Aim:
Give the data again exactly, from its opening line through the line in which "source = ColumnDataSource(data)" appears.

Material provided:
/---

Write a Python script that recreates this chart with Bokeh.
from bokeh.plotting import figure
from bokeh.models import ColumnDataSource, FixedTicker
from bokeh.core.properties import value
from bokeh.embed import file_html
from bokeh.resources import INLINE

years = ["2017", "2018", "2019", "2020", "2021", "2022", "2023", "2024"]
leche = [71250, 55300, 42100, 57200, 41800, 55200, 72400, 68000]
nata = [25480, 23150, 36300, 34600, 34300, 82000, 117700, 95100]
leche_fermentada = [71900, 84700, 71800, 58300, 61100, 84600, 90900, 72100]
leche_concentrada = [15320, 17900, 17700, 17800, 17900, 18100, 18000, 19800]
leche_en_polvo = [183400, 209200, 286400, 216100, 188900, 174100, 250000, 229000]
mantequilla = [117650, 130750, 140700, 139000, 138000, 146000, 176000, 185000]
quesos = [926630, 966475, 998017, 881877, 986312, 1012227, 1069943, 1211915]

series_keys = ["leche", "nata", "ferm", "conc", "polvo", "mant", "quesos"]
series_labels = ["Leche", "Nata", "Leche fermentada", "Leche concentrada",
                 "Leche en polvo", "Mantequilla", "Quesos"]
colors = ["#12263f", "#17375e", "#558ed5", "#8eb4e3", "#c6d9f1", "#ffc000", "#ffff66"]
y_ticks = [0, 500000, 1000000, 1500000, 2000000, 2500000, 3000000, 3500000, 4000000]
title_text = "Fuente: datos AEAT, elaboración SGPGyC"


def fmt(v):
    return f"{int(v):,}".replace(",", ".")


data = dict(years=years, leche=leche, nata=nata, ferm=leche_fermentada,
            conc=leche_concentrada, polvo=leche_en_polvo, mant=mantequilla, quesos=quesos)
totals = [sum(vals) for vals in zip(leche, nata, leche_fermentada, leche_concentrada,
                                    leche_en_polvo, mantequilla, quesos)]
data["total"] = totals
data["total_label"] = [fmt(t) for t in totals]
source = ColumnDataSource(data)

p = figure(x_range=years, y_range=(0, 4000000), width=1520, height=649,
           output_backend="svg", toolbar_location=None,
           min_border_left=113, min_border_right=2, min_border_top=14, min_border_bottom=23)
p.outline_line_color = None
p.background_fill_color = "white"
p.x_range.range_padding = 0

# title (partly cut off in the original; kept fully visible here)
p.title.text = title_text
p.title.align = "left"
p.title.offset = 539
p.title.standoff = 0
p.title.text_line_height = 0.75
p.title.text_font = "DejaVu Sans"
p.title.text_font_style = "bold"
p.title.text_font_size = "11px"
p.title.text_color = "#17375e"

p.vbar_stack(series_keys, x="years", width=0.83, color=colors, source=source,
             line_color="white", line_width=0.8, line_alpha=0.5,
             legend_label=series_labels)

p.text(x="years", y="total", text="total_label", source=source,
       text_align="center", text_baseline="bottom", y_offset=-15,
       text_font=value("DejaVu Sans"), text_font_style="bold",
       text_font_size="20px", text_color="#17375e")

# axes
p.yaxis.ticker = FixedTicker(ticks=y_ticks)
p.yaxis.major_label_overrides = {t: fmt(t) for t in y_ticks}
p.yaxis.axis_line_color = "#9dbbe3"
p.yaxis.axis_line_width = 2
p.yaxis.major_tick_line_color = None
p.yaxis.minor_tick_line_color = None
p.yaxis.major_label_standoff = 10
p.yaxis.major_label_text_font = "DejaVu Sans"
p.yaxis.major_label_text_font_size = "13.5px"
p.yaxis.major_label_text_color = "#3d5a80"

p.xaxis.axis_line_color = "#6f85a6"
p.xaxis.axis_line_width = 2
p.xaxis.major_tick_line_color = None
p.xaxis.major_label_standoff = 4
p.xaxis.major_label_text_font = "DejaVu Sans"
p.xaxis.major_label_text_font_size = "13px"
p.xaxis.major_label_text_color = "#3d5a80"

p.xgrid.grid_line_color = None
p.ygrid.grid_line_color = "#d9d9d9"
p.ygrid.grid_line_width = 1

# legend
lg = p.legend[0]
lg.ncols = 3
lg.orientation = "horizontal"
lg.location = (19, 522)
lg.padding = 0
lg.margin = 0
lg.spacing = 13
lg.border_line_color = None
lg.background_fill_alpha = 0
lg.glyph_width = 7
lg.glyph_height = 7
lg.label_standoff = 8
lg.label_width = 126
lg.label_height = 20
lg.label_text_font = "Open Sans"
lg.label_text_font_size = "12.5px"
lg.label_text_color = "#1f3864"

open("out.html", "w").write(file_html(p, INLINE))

\---

Complete output:
Write a Python script that recreates this chart with Bokeh.
from bokeh.plotting import figure
from bokeh.models import ColumnDataSource, FixedTicker
from bokeh.core.properties import value
from bokeh.embed import file_html
from bokeh.resources import INLINE

years = ["2017", "2018", "2019", "2020", "2021", "2022", "2023", "2024"]
leche = [71250, 55300, 42100, 57200, 41800, 55200, 72400, 68000]
nata = [25480, 23150, 36300, 34600, 34300, 82000, 117700, 95100]
leche_fermentada = [71900, 84700, 71800, 58300, 61100, 84600, 90900, 72100]
leche_concentrada = [15320, 17900, 17700, 17800, 17900, 18100, 18000, 19800]
leche_en_polvo = [183400, 209200, 286400, 216100, 188900, 174100, 250000, 229000]
mantequilla = [117650, 130750, 140700, 139000, 138000, 146000, 176000, 185000]
quesos = [926630, 966475, 998017, 881877, 986312, 1012227, 1069943, 1211915]

series_keys = ["leche", "nata", "ferm", "conc", "polvo", "mant", "quesos"]
series_labels = ["Leche", "Nata", "Leche fermentada", "Leche concentrada",
                 "Leche en polvo", "Mantequilla", "Quesos"]
colors = ["#12263f", "#17375e", "#558ed5", "#8eb4e3", "#c6d9f1", "#ffc000", "#ffff66"]
y_ticks = [0, 500000, 1000000, 1500000, 2000000, 2500000, 3000000, 3500000, 4000000]
title_text = "Fuente: datos AEAT, elaboración SGPGyC"


def fmt(v):
    return f"{int(v):,}".replace(",", ".")


data = dict(years=years, leche=leche, nata=nata, ferm=leche_fermentada,
            conc=leche_concentrada, polvo=leche_en_polvo, mant=mantequilla, quesos=quesos)
totals = [sum(vals) for vals in zip(leche, nata, leche_fermentada, leche_concentrada,
                                    leche_en_polvo, mantequilla, quesos)]
data["total"] = totals
data["total_label"] = [fmt(t) for t in totals]
source = ColumnDataSource(data)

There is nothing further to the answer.